A walk alone in the woods. Sitting in the backyard with your coffee and no phone. Digging your hands into the soil. Noticing the wind move across your skin.
It doesn’t sound impressive. But it works.
According to research, just spending 120+ minutes a week in nature is strongly associated with higher levels of physical health and well-being. That’s not 2 hours in the gym or in a spin class. It’s two hours outside, in the messy, unpredictable aliveness of the natural world.
What I started to notice
When I swapped my checklist-driven mornings for a slow walk in the park—no earbuds, no goals—something shifted.
I wasn’t just calmer. I was more attuned. Small annoyances didn’t rattle me the same way. My sleep improved. My mind felt less scattered.
Even my creativity came back online in a way that surprised me.
And it turns out, there’s a reason for that.
Daily gratitude practice — a quiet, reflective act many fulfilled people naturally adopt — has been shown to reduce anxiety, boost mood, and even improve sleep quality. These aren’t just feel-good side effects. They’re the foundation of emotional resilience.
But here’s the thing: you can’t rush gratitude.
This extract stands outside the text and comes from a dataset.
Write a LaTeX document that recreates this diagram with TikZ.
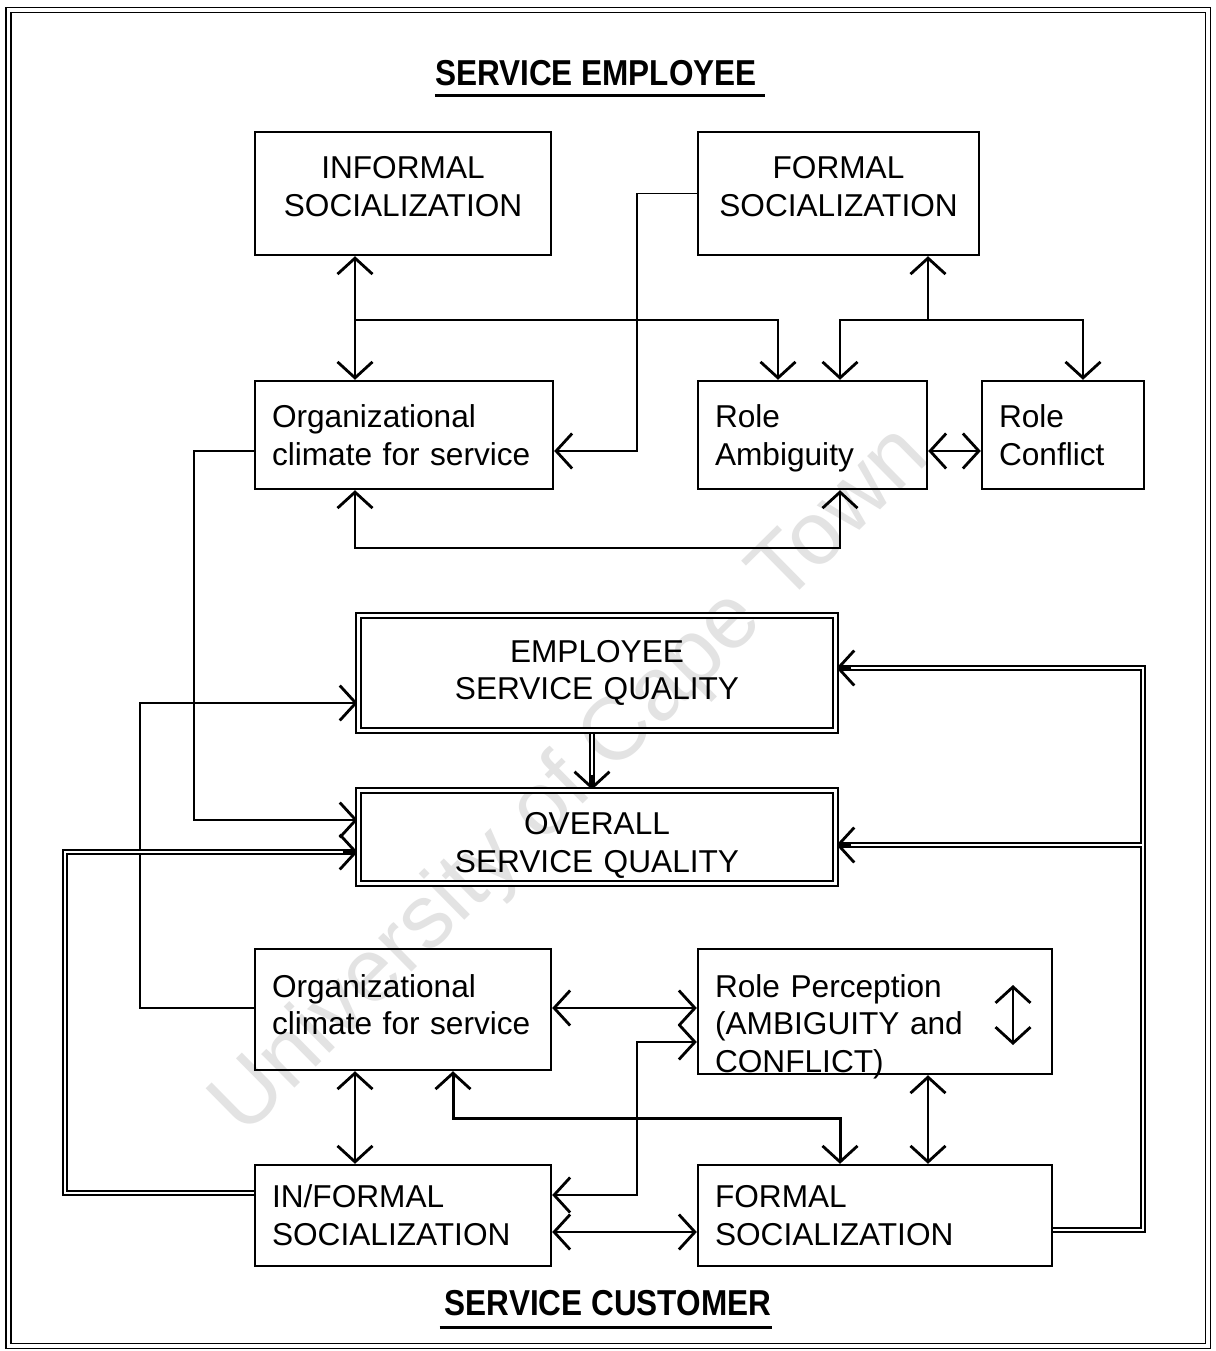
\documentclass[tikz,border=0pt]{standalone}
\usepackage{fontspec}
\setmainfont{Liberation Sans}
\usetikzlibrary{arrows.meta}
\pgfdeclarelayer{background}
\pgfsetlayers{background,main}
% vertical padding helpers for node text
\newcommand\padtop[1]{\rule{0pt}{#1}}
\newcommand\padbot[1]{\rule[-#1]{0pt}{0pt}}
\begin{document}
\begin{tikzpicture}[x=0.02cm,y=-0.02cm,
  >={Straight Barb[length=3.2mm,width=7mm,line width=1.6pt]},
  box/.style={draw, line width=1.4pt, rectangle, inner xsep=0.34cm, inner ysep=0pt,
              font=\fontsize{18}{21.5}\selectfont},
  lbox/.style={box, align=left},
  cbox/.style={box, inner xsep=0.2cm, align=center},
  dbox/.style={cbox, double, line width=1pt, double distance=1.5pt},
  conn/.style={line width=1.1pt},
  heavy/.style={line width=1.7pt},
  dblout/.style={line width=3.4pt, line join=miter},
  dblin/.style={line width=1.5pt, white, line join=miter},
  title/.style={inner sep=0pt, font=\fontsize{20.5}{24}\selectfont\bfseries},
]
\useasboundingbox (0,0) rectangle (1215,1351);

% --- boxes: employee side
\node[cbox, text width=5.52cm, minimum height=2.46cm] (inf) at (403,193.5) {INFORMAL\\SOCIALIZATION\padbot{8pt}};
\node[cbox, text width=5.22cm, minimum height=2.46cm] (fs) at (838.5,193.5) {FORMAL\\SOCIALIZATION\padbot{8pt}};
\node[lbox, text width=5.28cm, minimum height=2.16cm] (oc) at (404,435) {Organizational\\climate for service};
\node[lbox, text width=3.90cm, minimum height=2.16cm] (ra) at (812.5,435) {\padtop{17pt}Role\\Ambiguity};
\node[lbox, text width=2.56cm, minimum height=2.16cm] (rc) at (1063,435) {Role\\Conflict};

% --- quality boxes
\node[dbox, text width=9.14cm, minimum height=2.3cm] (esq) at (597,673) {EMPLOYEE\\SERVICE QUALITY\padbot{3.4pt}};
\node[dbox, text width=9.14cm, minimum height=1.86cm] (osq) at (597,837) {\padtop{22pt}OVERALL\\SERVICE QUALITY};

% --- boxes: customer side
\node[lbox, text width=5.24cm, minimum height=2.42cm] (oc2) at (403,1009.5) {Organizational\\climate for service\padbot{5.6pt}};
\node[lbox, text width=6.40cm, minimum height=2.5cm] (rp) at (875,1011.5)
  {\padtop{26.5pt}Role Perception\\(AMBIGUITY and\\\smash{CONFLICT)}};
\node[lbox, text width=5.24cm, minimum height=2.02cm] (ifs) at (403,1215.5) {IN/FORMAL\\SOCIALIZATION};
\node[lbox, text width=6.40cm, minimum height=2.02cm] (fs2) at (875,1215.5) {FORMAL\\SOCIALIZATION};

% --- headings
\node[title] (tE) at (596,73) {\scalebox{0.875}[1]{SERVICE EMPLOYEE}};
\draw[line width=1.7pt] ([yshift=-0.19cm]tE.south west) -- ([yshift=-0.19cm,xshift=0.16cm]tE.south east);
\node[title] (tC) at (608,1303) {\scalebox{0.875}[1]{SERVICE CUSTOMER}};
\draw[line width=1.7pt] ([yshift=-0.22cm,xshift=-0.1cm]tC.south west) -- ([yshift=-0.22cm]tC.south east);

% --- frame
\draw[double, line width=0.9pt, double distance=1.8pt] (8.5,10) rectangle (1208,1346);

\begin{pgfonlayer}{background}
  \fill[white] (0,0) rectangle (1215,1351);
  \node[rotate=44.6, text=black!11, font=\fontsize{51}{51}\selectfont, inner sep=0pt]
    (wm) at (572,782) {University of Cape Town};

  % employee side links
  \draw[conn,<->] (inf.south -| 355,0) -- (oc.north -| 355,0);
  \coordinate (jA) at (355,320);
  \draw[conn,->] (jA) -| (ra.north -| 778,0);
  \draw[conn,->] (fs.west) -| (637,451) -- (oc.east |- 0,451);
  \coordinate (jB) at (928,320);
  \draw[conn,->] (jB) -- (fs.south -| jB);
  \draw[conn,<->] (ra.north -| 840,0) |- (jB) -| (rc.north -| 1083,0);
  \draw[conn,<->] (ra.east |- 0,451) -- (rc.west |- 0,451);
  \draw[conn,<->] (oc.south -| 355,0) |- (840,548) -- (ra.south -| 840,0);

  % links into the quality boxes
  \draw[conn,->] (oc.west |- 0,451) -| (194,820) -- (osq.west |- 0,820);
  \draw[conn,->] (oc2.west |- 0,1008) -| (140,703) -- (esq.west |- 0,703);

  % double links (outer stroke, then inner white)
  \foreach \s in {dblout,dblin} {
    \draw[\s] (ifs.west |- 0,1193) -| (65,852) -- (osq.west |- 0,852);
    \draw[\s] (fs2.east |- 0,1230) -| (1143,668) -- (esq.east |- 0,668);
    \draw[\s] (1143,845) -- (osq.east |- 0,845);
    \draw[\s] (esq.south -| 592,0) -- (osq.north -| 592,0);
  }
  \path (osq.west |- 0,852) coordinate (hA)
        (esq.east |- 0,668) coordinate (hB)
        (osq.east |- 0,845) coordinate (hC)
        (osq.north -| 592,0) coordinate (hD);
  \draw[conn,->] ([xshift=-0.3cm]hA) -- (hA);
  \draw[conn,->] ([xshift=0.3cm]hB) -- (hB);
  \draw[conn,->] ([xshift=0.3cm]hC) -- (hC);
  \draw[conn,->] ([yshift=0.3cm]hD) -- (hD);

  % customer side links
  \draw[conn,<->] (oc2.east |- 0,1008) -- (rp.west |- 0,1008);
  \draw[conn,<->] (ifs.east |- 0,1195) -| (637,1042) -- (rp.west |- 0,1042);
  \draw[conn,<->] (ifs.east |- 0,1232) -- (fs2.west |- 0,1232);
  \draw[conn,<->] (oc2.south -| 355,0) -- (ifs.north -| 355,0);
  \draw[heavy,<->] (oc2.south -| 453,0) |- (840,1118) -- (fs2.north -| 840,0);
  \draw[conn,<->] (rp.south -| 928,0) -- (fs2.north -| 928,0);
  \draw[conn,<->] (1013,985) -- (1013,1045);
\end{pgfonlayer}
\end{tikzpicture}
\end{document}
You can’t optimize peace. You have to make space for it.
And most of the time, that space looks like stillness. Like nothing. Like sitting with yourself long enough to notice what’s actually going on inside.
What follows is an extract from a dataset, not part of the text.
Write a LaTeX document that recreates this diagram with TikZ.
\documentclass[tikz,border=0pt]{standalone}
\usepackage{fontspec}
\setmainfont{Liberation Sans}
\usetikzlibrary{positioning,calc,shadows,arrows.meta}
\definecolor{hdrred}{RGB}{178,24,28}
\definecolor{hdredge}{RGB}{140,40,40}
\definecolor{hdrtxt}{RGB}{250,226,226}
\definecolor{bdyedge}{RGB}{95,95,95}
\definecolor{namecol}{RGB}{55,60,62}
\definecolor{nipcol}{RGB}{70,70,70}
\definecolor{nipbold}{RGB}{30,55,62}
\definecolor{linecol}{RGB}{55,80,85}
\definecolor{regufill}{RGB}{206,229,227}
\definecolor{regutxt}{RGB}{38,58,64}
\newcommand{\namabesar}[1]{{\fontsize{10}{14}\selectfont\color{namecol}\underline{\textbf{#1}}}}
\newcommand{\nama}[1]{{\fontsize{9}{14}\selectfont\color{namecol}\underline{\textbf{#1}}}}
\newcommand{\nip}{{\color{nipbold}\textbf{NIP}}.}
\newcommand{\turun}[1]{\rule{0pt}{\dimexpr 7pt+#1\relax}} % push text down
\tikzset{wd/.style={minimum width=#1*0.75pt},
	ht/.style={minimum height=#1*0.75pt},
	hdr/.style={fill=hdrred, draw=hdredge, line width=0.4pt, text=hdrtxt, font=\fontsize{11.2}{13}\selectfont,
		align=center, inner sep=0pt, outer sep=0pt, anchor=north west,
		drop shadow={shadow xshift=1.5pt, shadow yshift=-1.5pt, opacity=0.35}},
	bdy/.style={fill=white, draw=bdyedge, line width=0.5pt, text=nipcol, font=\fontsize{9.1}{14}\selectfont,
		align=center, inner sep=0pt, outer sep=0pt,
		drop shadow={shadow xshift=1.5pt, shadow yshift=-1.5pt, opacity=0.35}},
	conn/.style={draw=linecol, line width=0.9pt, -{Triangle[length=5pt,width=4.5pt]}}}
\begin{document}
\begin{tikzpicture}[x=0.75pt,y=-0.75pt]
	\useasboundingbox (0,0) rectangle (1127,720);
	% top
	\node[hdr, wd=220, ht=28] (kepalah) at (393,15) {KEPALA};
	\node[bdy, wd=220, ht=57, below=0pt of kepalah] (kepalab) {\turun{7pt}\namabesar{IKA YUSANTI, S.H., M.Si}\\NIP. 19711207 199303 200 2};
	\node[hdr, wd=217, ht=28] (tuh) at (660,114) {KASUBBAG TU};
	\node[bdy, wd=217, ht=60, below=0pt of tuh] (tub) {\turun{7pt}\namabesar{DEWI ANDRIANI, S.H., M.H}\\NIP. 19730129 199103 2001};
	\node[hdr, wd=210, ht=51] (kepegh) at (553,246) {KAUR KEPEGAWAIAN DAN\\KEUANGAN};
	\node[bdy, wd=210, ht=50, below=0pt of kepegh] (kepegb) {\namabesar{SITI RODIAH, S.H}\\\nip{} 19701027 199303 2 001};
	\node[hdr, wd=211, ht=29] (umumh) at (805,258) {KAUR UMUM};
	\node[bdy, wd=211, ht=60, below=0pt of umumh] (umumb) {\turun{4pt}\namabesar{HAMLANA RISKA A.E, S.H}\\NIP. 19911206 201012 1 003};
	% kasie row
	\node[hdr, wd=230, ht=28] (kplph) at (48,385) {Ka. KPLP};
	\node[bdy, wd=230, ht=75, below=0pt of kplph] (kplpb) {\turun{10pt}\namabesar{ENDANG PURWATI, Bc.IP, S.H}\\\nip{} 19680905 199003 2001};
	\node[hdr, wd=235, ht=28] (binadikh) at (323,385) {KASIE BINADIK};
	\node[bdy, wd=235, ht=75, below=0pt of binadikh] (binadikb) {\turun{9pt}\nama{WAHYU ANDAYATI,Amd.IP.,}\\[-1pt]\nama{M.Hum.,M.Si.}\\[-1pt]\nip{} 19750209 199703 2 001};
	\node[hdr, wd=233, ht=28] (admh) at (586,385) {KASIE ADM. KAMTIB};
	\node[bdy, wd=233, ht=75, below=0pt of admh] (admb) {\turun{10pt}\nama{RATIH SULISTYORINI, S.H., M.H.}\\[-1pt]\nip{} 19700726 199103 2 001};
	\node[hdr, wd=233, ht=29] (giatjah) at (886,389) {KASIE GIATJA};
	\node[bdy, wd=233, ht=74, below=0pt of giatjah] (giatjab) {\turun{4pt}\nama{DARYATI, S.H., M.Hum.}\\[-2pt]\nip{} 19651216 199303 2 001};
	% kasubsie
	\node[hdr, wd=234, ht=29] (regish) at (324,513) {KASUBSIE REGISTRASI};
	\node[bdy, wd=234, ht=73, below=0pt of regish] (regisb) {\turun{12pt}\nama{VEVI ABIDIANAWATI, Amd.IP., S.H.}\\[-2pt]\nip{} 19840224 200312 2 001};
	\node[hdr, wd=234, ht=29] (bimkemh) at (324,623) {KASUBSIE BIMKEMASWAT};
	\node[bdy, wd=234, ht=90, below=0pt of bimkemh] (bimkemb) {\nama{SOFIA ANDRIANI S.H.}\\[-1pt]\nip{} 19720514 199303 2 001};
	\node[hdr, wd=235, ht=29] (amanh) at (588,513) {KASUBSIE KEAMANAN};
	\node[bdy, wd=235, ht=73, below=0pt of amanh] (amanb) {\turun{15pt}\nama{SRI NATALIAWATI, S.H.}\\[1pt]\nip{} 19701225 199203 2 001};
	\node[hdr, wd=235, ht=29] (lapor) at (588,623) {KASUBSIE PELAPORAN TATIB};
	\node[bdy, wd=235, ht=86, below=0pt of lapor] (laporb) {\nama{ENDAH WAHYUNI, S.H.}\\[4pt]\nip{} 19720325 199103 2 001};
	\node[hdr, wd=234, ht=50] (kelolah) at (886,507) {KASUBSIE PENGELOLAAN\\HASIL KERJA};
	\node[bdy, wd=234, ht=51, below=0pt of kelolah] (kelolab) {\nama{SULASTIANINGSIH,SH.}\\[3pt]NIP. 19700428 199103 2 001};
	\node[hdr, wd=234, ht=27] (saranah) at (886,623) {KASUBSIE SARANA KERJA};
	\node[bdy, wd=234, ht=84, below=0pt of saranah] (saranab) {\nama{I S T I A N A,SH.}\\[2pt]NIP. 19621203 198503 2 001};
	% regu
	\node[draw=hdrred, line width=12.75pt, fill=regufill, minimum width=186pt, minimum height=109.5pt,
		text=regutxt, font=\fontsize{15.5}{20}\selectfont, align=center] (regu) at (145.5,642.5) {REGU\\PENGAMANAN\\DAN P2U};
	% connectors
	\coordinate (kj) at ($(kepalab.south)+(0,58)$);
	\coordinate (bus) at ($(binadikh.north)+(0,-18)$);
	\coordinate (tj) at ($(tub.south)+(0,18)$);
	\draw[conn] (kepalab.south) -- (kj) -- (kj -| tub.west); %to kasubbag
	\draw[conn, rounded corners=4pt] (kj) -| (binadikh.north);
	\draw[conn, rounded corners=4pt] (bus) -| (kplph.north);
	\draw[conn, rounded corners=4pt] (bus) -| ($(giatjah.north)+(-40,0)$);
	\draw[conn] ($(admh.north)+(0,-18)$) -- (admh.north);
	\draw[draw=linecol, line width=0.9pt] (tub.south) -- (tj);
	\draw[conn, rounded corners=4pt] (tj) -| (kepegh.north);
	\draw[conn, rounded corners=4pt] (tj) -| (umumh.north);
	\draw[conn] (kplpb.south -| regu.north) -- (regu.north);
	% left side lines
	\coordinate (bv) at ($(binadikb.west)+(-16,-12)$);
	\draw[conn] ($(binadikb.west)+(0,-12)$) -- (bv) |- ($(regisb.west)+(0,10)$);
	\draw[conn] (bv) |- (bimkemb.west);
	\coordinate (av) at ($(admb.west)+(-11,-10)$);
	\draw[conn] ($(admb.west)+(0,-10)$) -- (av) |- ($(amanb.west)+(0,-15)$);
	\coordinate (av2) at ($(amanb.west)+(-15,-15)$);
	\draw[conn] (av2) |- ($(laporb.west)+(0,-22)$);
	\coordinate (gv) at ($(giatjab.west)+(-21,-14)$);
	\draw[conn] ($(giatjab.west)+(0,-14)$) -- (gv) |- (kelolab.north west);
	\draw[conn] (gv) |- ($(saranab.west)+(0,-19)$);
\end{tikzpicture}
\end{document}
Why fulfillment doesn’t always look “productive”
We live in a culture that celebrates action. Do more, faster, earlier. Morning routines are marketed like miracle cures—as if waking up at 5 a.m. will magically align your entire life.
But true fulfillment doesn’t come from stacking habits like pancakes. It comes from something deeper. A slower unfolding. A willingness to be quiet enough to actually hear your own thoughts.
Psychologist Susan Pinker notes that face-to-face contact triggers neurotransmitters that protect emotional health and happiness.
But here’s what’s often overlooked: the quality of that contact matters. When we’re rushing through our days, our connections suffer.
We might check the box of “socializing” but miss the richness of presence.
And it’s presence—not just productivity—that fulfilled people tend to prioritize.
The book that changed how I thought about all this
Recently, I read Laughing in the Face of Chaos by Rudá Iandê, and it echoed something I’d already started to feel but hadn’t yet put into words.
His insights reminded me that “The greatest gift we can give to ourselves and to each other is the gift of our own wholeness, the gift of our own radiant, unbridled humanity.”
That landed hard.
Because when I was caught in the spiral of fixing and optimizing and hacking my way toward peace, I wasn’t honoring my wholeness—I was reinforcing the idea that I wasn’t enough as I was.
The book inspired me to stop seeing quiet as an optional bonus and start seeing it as a necessity. A way to reconnect with my own body, my own truth, and my own rhythms. Not just to do better—but to be better.
I’ve mentioned this book before, and for good reason.
It keeps offering reminders I need: that meaning comes from within, not from external routines or borrowed formulas.
What fulfillment really asks of us
If there’s one thing I’ve learned, it’s this: fulfillment rarely announces itself with fireworks. It sneaks in through quiet choices.
Leaving your phone at home and walking the long way. Saying no to one more productivity hack and yes to a moment of stillness. Choosing to sit with your emotions instead of distracting yourself from them.
It’s not sexy. It’s not trending. But it’s real.
And if you’ve been chasing a sense of peace that always feels just out of reach, maybe it’s not about adding more. Maybe it’s about subtracting. Creating space. Letting quiet in.
Because the most fulfilled people I know aren’t always the most efficient or impressive.
They’re the ones who know how to be with themselves in the quiet—and who don’t need a morning routine to prove their worth.